The combination of the Atlanta Symphony Orchestra and Yoel Levi has been responsible for several notably successful recordings for Telarc; this Barber disc is another of them. The assembled programme is a strong one, covering much fine music from the ’thirties and ’forties, when Barber established his position as a major figure on the international stage.

Those who know the Overture to The School for Scandal – the musicians especially – will testify that in terms of rhythmic complexity and ensemble it is one of the most challenging pieces in the orchestral repertory. The Atlanta players meet the challenge, to be sure, and in doing so they set their standard. The clarity and vibrancy of the recorded sound gives Barber every support too.

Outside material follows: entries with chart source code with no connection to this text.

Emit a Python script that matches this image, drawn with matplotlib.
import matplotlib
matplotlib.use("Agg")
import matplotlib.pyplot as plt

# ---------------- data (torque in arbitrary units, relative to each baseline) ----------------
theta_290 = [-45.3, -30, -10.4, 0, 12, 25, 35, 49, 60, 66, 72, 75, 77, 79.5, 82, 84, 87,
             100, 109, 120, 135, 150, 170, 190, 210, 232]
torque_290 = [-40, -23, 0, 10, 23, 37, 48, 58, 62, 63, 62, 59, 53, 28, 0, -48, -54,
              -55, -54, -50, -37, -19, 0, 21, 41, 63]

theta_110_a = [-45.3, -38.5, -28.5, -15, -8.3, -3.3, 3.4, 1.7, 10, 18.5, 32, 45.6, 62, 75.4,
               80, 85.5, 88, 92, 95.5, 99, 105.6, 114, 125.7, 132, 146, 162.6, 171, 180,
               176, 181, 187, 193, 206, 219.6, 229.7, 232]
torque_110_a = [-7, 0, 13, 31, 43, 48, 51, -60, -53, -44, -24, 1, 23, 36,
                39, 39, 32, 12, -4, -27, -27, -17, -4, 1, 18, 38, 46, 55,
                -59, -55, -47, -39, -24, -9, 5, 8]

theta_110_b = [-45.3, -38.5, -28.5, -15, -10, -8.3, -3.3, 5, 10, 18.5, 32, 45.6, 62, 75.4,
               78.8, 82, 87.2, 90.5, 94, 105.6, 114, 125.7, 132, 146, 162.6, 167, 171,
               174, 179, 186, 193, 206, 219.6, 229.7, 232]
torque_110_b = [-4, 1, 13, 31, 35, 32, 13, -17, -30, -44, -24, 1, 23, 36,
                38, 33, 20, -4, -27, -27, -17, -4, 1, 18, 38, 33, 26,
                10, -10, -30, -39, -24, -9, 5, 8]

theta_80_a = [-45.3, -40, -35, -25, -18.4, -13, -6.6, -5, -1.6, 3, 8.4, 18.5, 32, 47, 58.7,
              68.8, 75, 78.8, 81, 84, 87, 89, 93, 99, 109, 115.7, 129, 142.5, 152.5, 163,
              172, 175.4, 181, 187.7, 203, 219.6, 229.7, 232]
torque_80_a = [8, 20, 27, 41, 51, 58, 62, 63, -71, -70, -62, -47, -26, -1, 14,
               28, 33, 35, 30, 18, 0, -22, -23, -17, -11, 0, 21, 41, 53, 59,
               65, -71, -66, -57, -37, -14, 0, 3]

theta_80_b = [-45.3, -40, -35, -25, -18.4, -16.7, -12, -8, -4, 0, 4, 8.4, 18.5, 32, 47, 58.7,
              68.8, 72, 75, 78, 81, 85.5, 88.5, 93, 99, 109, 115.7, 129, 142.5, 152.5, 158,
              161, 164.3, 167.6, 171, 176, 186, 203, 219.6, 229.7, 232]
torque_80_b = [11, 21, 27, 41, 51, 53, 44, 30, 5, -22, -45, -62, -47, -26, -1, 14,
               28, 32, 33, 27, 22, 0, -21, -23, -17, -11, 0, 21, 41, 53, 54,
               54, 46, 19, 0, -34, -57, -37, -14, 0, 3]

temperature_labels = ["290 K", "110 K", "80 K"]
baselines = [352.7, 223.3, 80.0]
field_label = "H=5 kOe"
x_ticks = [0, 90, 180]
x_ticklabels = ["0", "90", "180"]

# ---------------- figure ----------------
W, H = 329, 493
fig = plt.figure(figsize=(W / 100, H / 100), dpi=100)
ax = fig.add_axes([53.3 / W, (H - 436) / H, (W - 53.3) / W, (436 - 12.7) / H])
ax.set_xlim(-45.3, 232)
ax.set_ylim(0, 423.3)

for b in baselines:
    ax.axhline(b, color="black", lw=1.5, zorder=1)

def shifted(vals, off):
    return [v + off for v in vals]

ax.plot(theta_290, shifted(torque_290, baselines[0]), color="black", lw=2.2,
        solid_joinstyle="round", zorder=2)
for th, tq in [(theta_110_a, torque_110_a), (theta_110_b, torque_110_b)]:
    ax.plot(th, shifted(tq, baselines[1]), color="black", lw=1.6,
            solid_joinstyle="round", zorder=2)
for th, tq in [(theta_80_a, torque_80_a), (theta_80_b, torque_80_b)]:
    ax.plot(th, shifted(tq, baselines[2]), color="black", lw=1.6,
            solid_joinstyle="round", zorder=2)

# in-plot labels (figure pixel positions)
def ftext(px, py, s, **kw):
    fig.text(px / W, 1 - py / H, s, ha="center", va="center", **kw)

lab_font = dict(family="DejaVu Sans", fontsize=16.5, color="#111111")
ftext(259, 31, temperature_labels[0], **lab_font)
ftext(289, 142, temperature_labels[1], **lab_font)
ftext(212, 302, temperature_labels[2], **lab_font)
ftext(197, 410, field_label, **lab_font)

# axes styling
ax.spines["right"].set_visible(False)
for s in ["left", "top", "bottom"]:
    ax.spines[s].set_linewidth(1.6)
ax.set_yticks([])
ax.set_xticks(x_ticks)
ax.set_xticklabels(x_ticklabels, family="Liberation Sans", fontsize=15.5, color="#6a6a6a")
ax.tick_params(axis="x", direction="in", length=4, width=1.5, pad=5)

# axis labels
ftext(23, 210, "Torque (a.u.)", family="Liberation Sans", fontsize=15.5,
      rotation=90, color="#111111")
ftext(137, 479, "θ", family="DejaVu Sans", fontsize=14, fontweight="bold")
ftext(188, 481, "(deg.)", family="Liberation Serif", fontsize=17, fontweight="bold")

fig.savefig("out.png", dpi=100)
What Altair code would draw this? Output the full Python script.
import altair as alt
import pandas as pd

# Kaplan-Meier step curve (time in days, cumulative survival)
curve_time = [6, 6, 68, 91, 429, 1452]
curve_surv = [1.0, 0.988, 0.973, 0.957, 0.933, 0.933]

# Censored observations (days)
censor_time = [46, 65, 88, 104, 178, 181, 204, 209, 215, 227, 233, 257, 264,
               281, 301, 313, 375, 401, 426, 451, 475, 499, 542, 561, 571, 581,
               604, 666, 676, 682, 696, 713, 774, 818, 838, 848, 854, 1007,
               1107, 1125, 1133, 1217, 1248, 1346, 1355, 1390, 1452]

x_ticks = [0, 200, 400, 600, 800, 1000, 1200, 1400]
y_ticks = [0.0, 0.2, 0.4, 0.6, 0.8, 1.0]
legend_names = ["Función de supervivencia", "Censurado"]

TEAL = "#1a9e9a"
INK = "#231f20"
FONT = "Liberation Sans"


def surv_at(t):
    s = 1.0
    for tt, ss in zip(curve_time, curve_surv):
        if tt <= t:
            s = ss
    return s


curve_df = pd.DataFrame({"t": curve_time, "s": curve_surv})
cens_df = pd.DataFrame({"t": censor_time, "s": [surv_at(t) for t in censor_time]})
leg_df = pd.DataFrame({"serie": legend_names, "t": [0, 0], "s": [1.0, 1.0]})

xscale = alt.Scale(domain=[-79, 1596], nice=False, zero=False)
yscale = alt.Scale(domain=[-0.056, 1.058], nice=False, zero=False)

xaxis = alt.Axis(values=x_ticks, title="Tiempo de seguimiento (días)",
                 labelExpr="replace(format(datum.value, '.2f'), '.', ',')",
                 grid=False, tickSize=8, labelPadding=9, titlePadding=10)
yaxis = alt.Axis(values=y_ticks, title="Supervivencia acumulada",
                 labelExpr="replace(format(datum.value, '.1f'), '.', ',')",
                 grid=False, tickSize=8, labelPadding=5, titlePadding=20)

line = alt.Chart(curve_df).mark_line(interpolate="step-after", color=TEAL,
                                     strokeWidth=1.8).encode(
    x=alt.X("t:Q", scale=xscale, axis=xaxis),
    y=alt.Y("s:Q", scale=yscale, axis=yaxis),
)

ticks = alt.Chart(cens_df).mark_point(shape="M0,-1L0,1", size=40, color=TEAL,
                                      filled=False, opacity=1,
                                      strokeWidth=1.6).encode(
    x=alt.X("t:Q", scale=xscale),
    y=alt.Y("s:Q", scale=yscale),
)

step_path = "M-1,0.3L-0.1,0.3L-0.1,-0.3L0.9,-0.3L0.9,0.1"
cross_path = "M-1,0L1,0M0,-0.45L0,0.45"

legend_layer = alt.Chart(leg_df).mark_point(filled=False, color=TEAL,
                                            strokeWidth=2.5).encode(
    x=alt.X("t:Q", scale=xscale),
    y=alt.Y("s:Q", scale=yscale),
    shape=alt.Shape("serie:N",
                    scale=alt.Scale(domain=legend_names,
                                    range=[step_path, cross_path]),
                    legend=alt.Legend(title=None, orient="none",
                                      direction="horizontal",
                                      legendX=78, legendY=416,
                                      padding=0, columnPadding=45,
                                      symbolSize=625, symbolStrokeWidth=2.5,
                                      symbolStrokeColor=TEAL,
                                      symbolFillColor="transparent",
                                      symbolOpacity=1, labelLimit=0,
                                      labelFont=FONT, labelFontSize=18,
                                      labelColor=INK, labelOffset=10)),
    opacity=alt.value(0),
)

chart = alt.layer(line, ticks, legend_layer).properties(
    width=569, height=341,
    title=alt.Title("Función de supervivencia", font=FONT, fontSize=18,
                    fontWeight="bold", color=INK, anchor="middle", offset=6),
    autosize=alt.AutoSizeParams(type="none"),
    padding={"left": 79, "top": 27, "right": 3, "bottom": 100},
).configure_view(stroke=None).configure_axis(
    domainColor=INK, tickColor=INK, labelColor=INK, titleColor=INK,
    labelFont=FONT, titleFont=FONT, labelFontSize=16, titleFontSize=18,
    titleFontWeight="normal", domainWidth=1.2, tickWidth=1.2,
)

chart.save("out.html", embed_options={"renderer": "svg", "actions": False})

Plaudits as to virtuosity are also deserved in the two Essays and Medea’s Dance. In these pieces Barber shows himself a true master of the orchestra, with scoring that brings out the most from the musical material. For example, both Essays find some beautifully realised shadings of dynamic, while the opening of Medea’s Dance – known as her Meditation, is captured to perfection. While these performances do not surpass the highly successful rival Naxos versions with Marin Alsop and the Royal Scottish National Orchestra, they do achieve the same high standard of playing, interpretation and recording. And if the different repertoire combinations suit, that might be the compelling factor.

The Adagio for Strings, Barber’s most celebrated piece, of course, still sounds as fresh as the day it was rewritten (from his String Quartet). Again the dynamic shadings are a significant factor in Levi’s performance, and he certainly knows how to hold an eloquent line of expression. With excellent sound this can hold its own against a crowded field of rival versions.

Knoxville, one of Barber’s most beautiful and imaginative creations, has the advantage of a major solo artist in Sylvia McNair. Her performance has all the vision and sensitivity that Barber demands, though not everyone will be comfortable with the quality and closeness of her voice as far as the imagery of the child’s narrative is concerned. Again the tempi are well chosen and the phrasing is eloquent.

This well produced and beautifully performed disc is supported by excellent and thorough documentation, with detailed notes by Richard Rodda.